'''
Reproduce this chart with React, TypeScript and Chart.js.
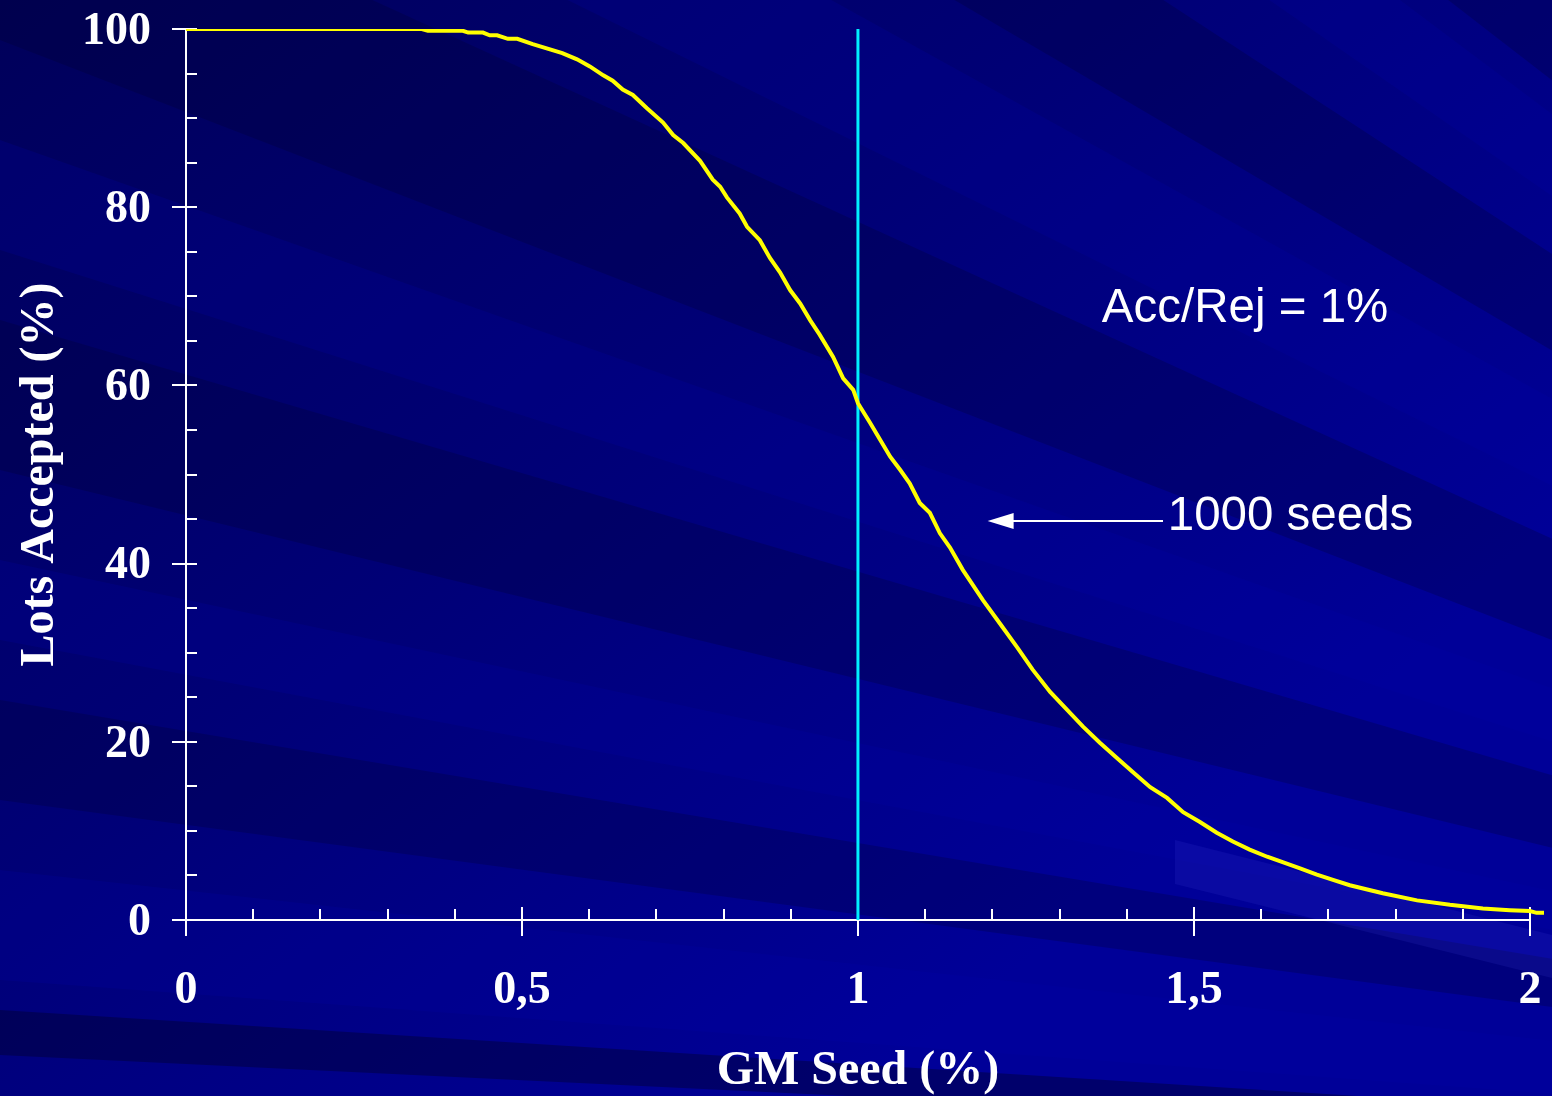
import React, { useEffect, useRef } from 'react';
import { Chart, registerables } from 'chart.js';

Chart.register(...registerables);

// ---- data ----
const seedPct = [
  0, 0.351, 0.36, 0.412, 0.42, 0.442, 0.452, 0.463, 0.479, 0.493, 0.516, 0.56, 0.582, 0.601,
  0.621, 0.635, 0.65, 0.665, 0.686, 0.71, 0.725, 0.74, 0.765, 0.784, 0.795, 0.805, 0.824,
  0.835, 0.854, 0.869, 0.884, 0.899, 0.914, 0.929, 0.943, 0.963, 0.978, 0.993, 1.0, 1.018,
  1.033, 1.048, 1.063, 1.077, 1.092, 1.107, 1.122, 1.137, 1.156, 1.186, 1.211, 1.237, 1.26,
  1.286, 1.311, 1.335, 1.36, 1.385, 1.409, 1.435, 1.46, 1.484, 1.509, 1.534, 1.558, 1.583,
  1.609, 1.632, 1.658, 1.683, 1.707, 1.732, 1.781, 1.832, 1.881, 1.93, 1.97, 2.0, 2.01, 2.021,
];
const lotsAccepted = [
  100, 100, 99.8, 99.8, 99.6, 99.6, 99.3, 99.3, 98.9, 98.9, 98.3, 97.3, 96.6, 95.8,
  94.8, 94.2, 93.2, 92.6, 91.1, 89.5, 88.1, 87.2, 85.2, 83.1, 82.3, 81.1, 79.3,
  77.8, 76.3, 74.3, 72.7, 70.7, 69.2, 67.3, 65.7, 63.2, 60.8, 59.5, 58.0, 55.8,
  53.9, 52.0, 50.5, 49.0, 46.8, 45.7, 43.4, 41.8, 39.3, 35.9, 33.3, 30.6, 28.1,
  25.6, 23.6, 21.7, 19.9, 18.2, 16.6, 14.9, 13.7, 12.1, 11.0, 9.8, 8.8, 7.9,
  7.1, 6.5, 5.8, 5.1, 4.5, 3.9, 3.0, 2.2, 1.7, 1.3, 1.1, 1.0, 0.8, 0.8,
];
const thresholdX = [1, 1];
const thresholdY = [0, 100];
const xAxisMax = 2;
const xDataMax = 2.021;
const xTickValues = [0, 0.5, 1, 1.5, 2];
const xTickLabels = ['0', '0,5', '1', '1,5', '2'];
const xMinorStep = 0.1;
const yMinorStep = 5;
const xTitle = 'GM Seed (%)';
const yTitle = 'Lots Accepted (%)';
const noteText = 'Acc/Rej = 1%';
const noteAt = { x: 1.363, y: 67.1 };
const arrowText = '1000 seeds';
const arrowTextAt = { x: 1.461, y: 43.8 };
const arrowFrom = { x: 1.454, y: 44.8 };
const arrowTip = { x: 1.193, y: 44.8 };

const LIGHT = 'rgba(0,0,170,0.20)';
const DARK = 'rgba(0,0,40,0.24)';
const rayBands: [number, number, string][] = [
  [-1320, -1120, DARK],
  [-1050, -880, LIGHT],
  [-760, -560, DARK],
  [-460, -280, LIGHT],
  [-170, 40, DARK],
  [140, 250, LIGHT],
  [320, 470, DARK],
  [560, 640, LIGHT],
  [700, 800, DARK],
  [870, 980, LIGHT],
  [1010, 1055, 'rgba(0,0,40,0.40)'],
];

const bgPlugin = {
  id: 'bgRays',
  beforeDraw(chart: any) {
    const { ctx, width, height } = chart;
    ctx.save();
    const g = ctx.createLinearGradient(0, 0, width * 0.55, height);
    g.addColorStop(0, '#00005A');
    g.addColorStop(0.5, '#000076');
    g.addColorStop(1, '#000098');
    ctx.fillStyle = g;
    ctx.fillRect(0, 0, width, height);
    const ox = 3000, oy = 1200, t = 1.4;
    for (const [a, b, c] of rayBands) {
      ctx.beginPath();
      ctx.moveTo(ox, oy);
      ctx.lineTo(ox - t * ox, oy + t * (a - oy));
      ctx.lineTo(ox - t * ox, oy + t * (b - oy));
      ctx.closePath();
      ctx.fillStyle = c;
      ctx.fill();
    }
    ctx.beginPath();
    ctx.moveTo(1175, 840);
    ctx.lineTo(1552, 935);
    ctx.lineTo(1552, 978);
    ctx.lineTo(1175, 884);
    ctx.closePath();
    ctx.fillStyle = 'rgba(60,60,220,0.16)';
    ctx.fill();
    ctx.restore();
  },
};

const axesPlugin = {
  id: 'axesDraw',
  beforeDatasetsDraw(chart: any) {
    const { ctx } = chart;
    const xs = chart.scales.x, ys = chart.scales.y;
    const x0 = Math.round(xs.getPixelForValue(0));
    const y0 = Math.round(ys.getPixelForValue(0));
    const yTop = Math.round(ys.getPixelForValue(100));
    const xEnd = Math.round(xs.getPixelForValue(xAxisMax));
    ctx.save();
    ctx.strokeStyle = '#ffffff';
    ctx.lineWidth = 2;
    const line = (a: number, b: number, c: number, d: number) => {
      ctx.beginPath();
      ctx.moveTo(a, b);
      ctx.lineTo(c, d);
      ctx.stroke();
    };
    line(x0, yTop, x0, y0 + 16);
    line(x0 - 14, y0, xEnd + 1, y0);
    for (let v = yMinorStep; v <= 100; v += yMinorStep) {
      const py = Math.round(ys.getPixelForValue(v));
      if (v % 20 === 0) line(x0 - 14, py, x0 + 11, py);
      else line(x0, py, x0 + 11, py);
    }
    for (let i = 1; i <= 20; i++) {
      const v = i * xMinorStep;
      const px = Math.round(xs.getPixelForValue(v));
      if (i % 5 === 0) line(px, y0 - 13, px, y0 + 16);
      else line(px, y0 - 11, px, y0);
    }
    // x axis title, centred under x = 1
    ctx.fillStyle = '#ffffff';
    ctx.font = 'bold 48px "Liberation Serif", "Times New Roman", serif';
    ctx.textAlign = 'center';
    ctx.textBaseline = 'alphabetic';
    ctx.fillText(xTitle, xs.getPixelForValue(xAxisMax / 2), y0 + 164);
    ctx.restore();
  },
};

const notePlugin = {
  id: 'notes',
  afterDatasetsDraw(chart: any) {
    const { ctx } = chart;
    const xs = chart.scales.x, ys = chart.scales.y;
    ctx.save();
    ctx.fillStyle = '#ffffff';
    ctx.strokeStyle = '#ffffff';
    ctx.font = '47.5px "Liberation Sans", Arial, sans-serif';
    ctx.textBaseline = 'alphabetic';
    ctx.textAlign = 'left';
    ctx.fillText(noteText, xs.getPixelForValue(noteAt.x), ys.getPixelForValue(noteAt.y));
    ctx.fillText(arrowText, xs.getPixelForValue(arrowTextAt.x), ys.getPixelForValue(arrowTextAt.y));
    const ax = xs.getPixelForValue(arrowFrom.x);
    const ay = Math.round(ys.getPixelForValue(arrowFrom.y));
    const tx = xs.getPixelForValue(arrowTip.x);
    ctx.lineWidth = 2;
    ctx.beginPath();
    ctx.moveTo(ax, ay);
    ctx.lineTo(tx + 22, ay);
    ctx.stroke();
    ctx.beginPath();
    ctx.moveTo(tx, ay);
    ctx.lineTo(tx + 26, ay - 8);
    ctx.lineTo(tx + 26, ay + 8);
    ctx.closePath();
    ctx.fill();
    ctx.restore();
  },
};

const tickFont = { family: '"Liberation Serif", "Times New Roman", serif', size: 46, weight: 'bold' as const, lineHeight: 1 };
const titleFont = { family: '"Liberation Serif", "Times New Roman", serif', size: 48, weight: 'bold' as const, lineHeight: 1 };

export default function App() {
  const ref = useRef<HTMLCanvasElement | null>(null);
  useEffect(() => {
    if (!ref.current) return;
    const chart = new Chart(ref.current, {
      type: 'line',
      data: {
        datasets: [
          {
            data: seedPct.map((s, i) => ({ x: s, y: lotsAccepted[i] })),
            borderColor: '#FFFF00',
            borderWidth: 4,
            pointRadius: 0,
            tension: 0,
            order: 0,
          },
          {
            data: thresholdX.map((s, i) => ({ x: s, y: thresholdY[i] })),
            borderColor: '#00F0FF',
            borderWidth: 3,
            pointRadius: 0,
            order: 1,
          },
        ],
      },
      options: {
        responsive: false,
        animation: false,
        devicePixelRatio: 1,
        layout: { padding: { left: 0, right: 8, top: 29, bottom: 0 } },
        plugins: { legend: { display: false }, tooltip: { enabled: false } },
        events: [],
        scales: {
          x: {
            type: 'linear',
            min: 0,
            max: xDataMax,
            grid: { display: false, drawTicks: false },
            border: { display: false },
            ticks: {
              stepSize: 0.5,
              includeBounds: false,
              autoSkip: false,
              maxRotation: 0,
              padding: 48,
              color: '#ffffff',
              font: tickFont,
              callback: (v: any) => {
                const i = xTickValues.findIndex((t) => Math.abs(t - Number(v)) < 1e-9);
                return i >= 0 ? xTickLabels[i] : '';
              },
            },
            title: { display: false },
            afterFit: (s: any) => {
              s.height = 176;
              s.paddingLeft = 0;
              s.paddingRight = 0;
            },
          },
          y: {
            type: 'linear',
            min: 0,
            max: 100,
            grid: { display: false, drawTicks: false },
            border: { display: false },
            ticks: {
              stepSize: 20,
              padding: 35,
              labelOffset: 3,
              color: '#ffffff',
              font: tickFont,
            },
            title: {
              display: true,
              text: yTitle,
              color: '#ffffff',
              font: titleFont,
              padding: { top: 17, bottom: 0 },
            },
            afterFit: (s: any) => {
              s.width = 186;
              s.paddingTop = 0;
              s.paddingBottom = 0;
            },
          },
        },
      },
      plugins: [bgPlugin, axesPlugin, notePlugin],
    });
    return () => chart.destroy();
  }, []);
  return (
    <div style={{ position: 'absolute', left: 0, top: 0, width: 1552, height: 1096 }}>
      <canvas ref={ref} width={1552} height={1096} style={{ display: 'block' }} />
    </div>
  );
}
'''
Required work:
Leave out the pictures. Transcribe only the lines above, from the first through the one that contains "Chart.register(...registerables);".

In response:
Reproduce this chart with React, TypeScript and Chart.js.
import React, { useEffect, useRef } from 'react';
import { Chart, registerables } from 'chart.js';

Chart.register(...registerables);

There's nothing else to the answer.